The flexible venting technology is also less expensive to produce and weighs less than dual-stage air bags, according to G.M.
The Cruze with the new air bag has been tested by the National Highway Traffic Safety Administration and got the top five-star rating in the frontal crash test as well as a five-star rating over all – just as the earlier model with the old dual-stage air bag.
And while the Insurance Institute for Highway Safety has not conducted crash tests of the Cruze with the new system, its engineers have reviewed G.M.’s video of what is called the moderate frontal overlap crash test, as well as the injury data to the crash test dummy. The institute then assigned the car the highest rating of Good.
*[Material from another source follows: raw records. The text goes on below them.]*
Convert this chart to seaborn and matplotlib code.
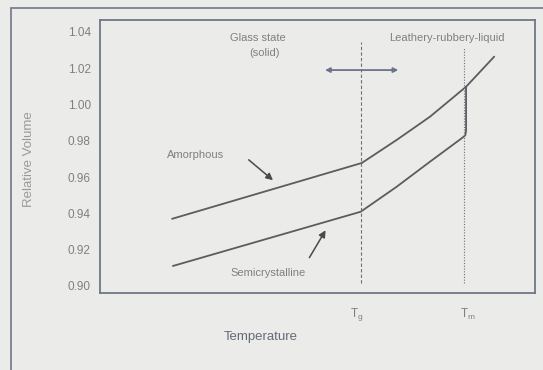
import matplotlib
matplotlib.use('Agg')
import matplotlib.pyplot as plt
import seaborn as sns
import pandas as pd
from matplotlib.lines import Line2D

# 曲线数据（横轴为刻度序号，纵轴为相对体积）
amorph_x = [1.81, 6.60, 7.48, 8.32, 9.23, 9.94]
amorph_y = [0.937, 0.9678, 0.9805, 0.9933, 1.0098, 1.0264]

semi_x = [1.83, 6.57, 7.48, 8.32, 9.12, 9.21, 9.23, 9.23]
semi_y = [0.911, 0.9409, 0.9547, 0.9685, 0.9814, 0.9830, 0.9855, 1.0098]

y_ticks = [0.90, 0.92, 0.94, 0.96, 0.98, 1.00, 1.02, 1.04]
x_ticks = [1, 2, 3, 4, 5, 6, 7, 8, 9, 10]

tg_x = 6.58
tm_x = 9.19

bg = '#ebebe9'
spine_c = '#6e7686'
line_c = '#5c5c5c'
text_c = '#808080'

sns.set_style('white')
plt.rcParams['font.family'] = ['Liberation Sans', 'DejaVu Sans']

fig = plt.figure(figsize=(5.43, 3.70), dpi=100, facecolor=bg)
ax = fig.add_axes([100.4 / 543, 77 / 370, 434.6 / 543, 273 / 370])
ax.set_facecolor(bg)

df_a = pd.DataFrame({'t': amorph_x, 'v': amorph_y})
df_s = pd.DataFrame({'t': semi_x, 'v': semi_y})
sns.lineplot(x='t', y='v', data=df_a, sort=False, estimator=None, color=line_c,
             linewidth=1.3, ax=ax)
sns.lineplot(x='t', y='v', data=df_s, sort=False, estimator=None, color=line_c,
             linewidth=1.3, ax=ax)

# Tg 和 Tm 竖线
ax.plot([tg_x, tg_x], [0.9016, 1.0345], color='#6a7080', linestyle=(0, (3, 2)), linewidth=0.8)
ax.plot([tm_x, tm_x], [0.9016, 1.0312], color='#6a7080', linestyle=(0, (1, 1.5)), linewidth=0.8)

ax.set_xlim(0, 10.97)
ax.set_ylim(0.8961, 1.0466)
ax.set_xticks(x_ticks)
ax.set_xticklabels([])
ax.set_yticks(y_ticks)
ax.set_yticklabels([f'{v:.2f}' for v in y_ticks])
ax.tick_params(direction='in', length=3, width=0.8, color='#909090', labelsize=8.5,
               labelcolor=text_c, pad=7)
for s in ax.spines.values():
    s.set_color(spine_c)
    s.set_linewidth(1.3)
ax.set_xlabel('')
ax.set_ylabel('')

# 文字注释
ax.text(2.41, 0.9722, 'Amorphous', fontsize=8, color=text_c, ha='center', va='center')
ax.text(4.23, 0.9071, 'Semicrystalline', fontsize=8, color=text_c, ha='center', va='center')
ax.text(3.98, 1.0367, 'Glass state', fontsize=8, color=text_c, ha='center', va='center')
ax.text(4.15, 1.0284, '(solid)', fontsize=8, color=text_c, ha='center', va='center')
ax.text(8.75, 1.0367, 'Leathery-rubbery-liquid', fontsize=8, color=text_c, ha='center', va='center')
ax.text(tg_x - 0.1, 0.8845, r'T$_\mathregular{g}$', fontsize=8.5, color=text_c,
        ha='center', va='center', clip_on=False)
ax.text(tm_x + 0.08, 0.8845, r'T$_\mathregular{m}$', fontsize=8.5, color=text_c,
        ha='center', va='center', clip_on=False)

# 箭头
ax.annotate('', xy=(4.41, 0.9573), xytext=(3.69, 0.9705),
            arrowprops=dict(arrowstyle='-|>', color='#4a4a4a', lw=1.1,
                            mutation_scale=10))
ax.annotate('', xy=(5.72, 0.932), xytext=(5.24, 0.9143),
            arrowprops=dict(arrowstyle='-|>', color='#4a4a4a', lw=1.1,
                            mutation_scale=10))
ax.annotate('', xy=(7.59, 1.019), xytext=(5.60, 1.019),
            arrowprops=dict(arrowstyle='<|-|>', color='#6a7488', lw=1.3,
                            mutation_scale=7))

fig.text(261 / 543, 1 - 337 / 370, 'Temperature', fontsize=9.5, color='#646a78',
         ha='center', va='center')
fig.text(29 / 543, 1 - 159 / 370, 'Relative Volume', fontsize=9.5, color='#9a9a9a',
         ha='center', va='center', rotation=90)

# 外框（左边和上边）
fig.add_artist(Line2D([11 / 543, 11 / 543], [0, 1 - 8 / 370], color='#7a8090', linewidth=1.3))
fig.add_artist(Line2D([11 / 543, 1], [1 - 8 / 370, 1 - 8 / 370], color='#7a8090', linewidth=1.3))

plt.savefig('out.png', dpi=100, facecolor=bg)
plt.close()
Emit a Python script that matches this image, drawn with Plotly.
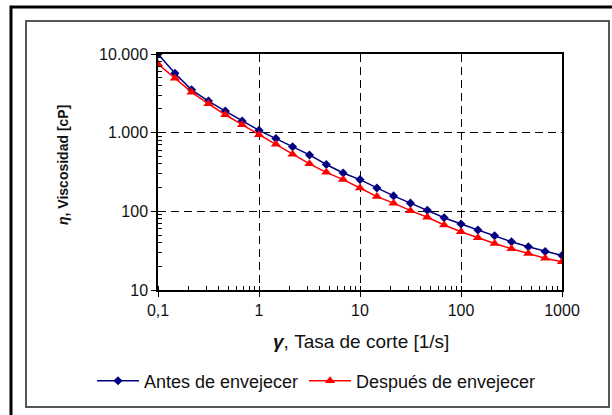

“The flexible venting system seems to work just as well as the dual air bag” in the test, said Adrian Lund, the president of the insurance institute.
Current dual stage air bags have venting holes that are open at all times; they allow the gas to escape to help manage the energy when the air bags deploy. But because the venting holes are open at all times, the air bags can lose gas early in the deployment before the occupant has had time to hit the air bag. Therefore, it has to inflate using a stronger inflator and at a higher rate of inflation.
With flexible venting, the vents are closed early in deployment and open only when the driver hits the air bag using his or her momentum. Because the air bag retains the gas until the driver comes into contact with it, the air bag can inflate with lower pressure no matter the severity of the crash and it can maintain the pressure longer.
The lower rate of inflation may help prevent inflation-related injuries to smaller drivers as well as drivers who sit closer to the steering wheel.
The flexible venting may also help larger drivers who sit farther back from the steering wheel because the air bag retains the gas until the driver comes into contact with it.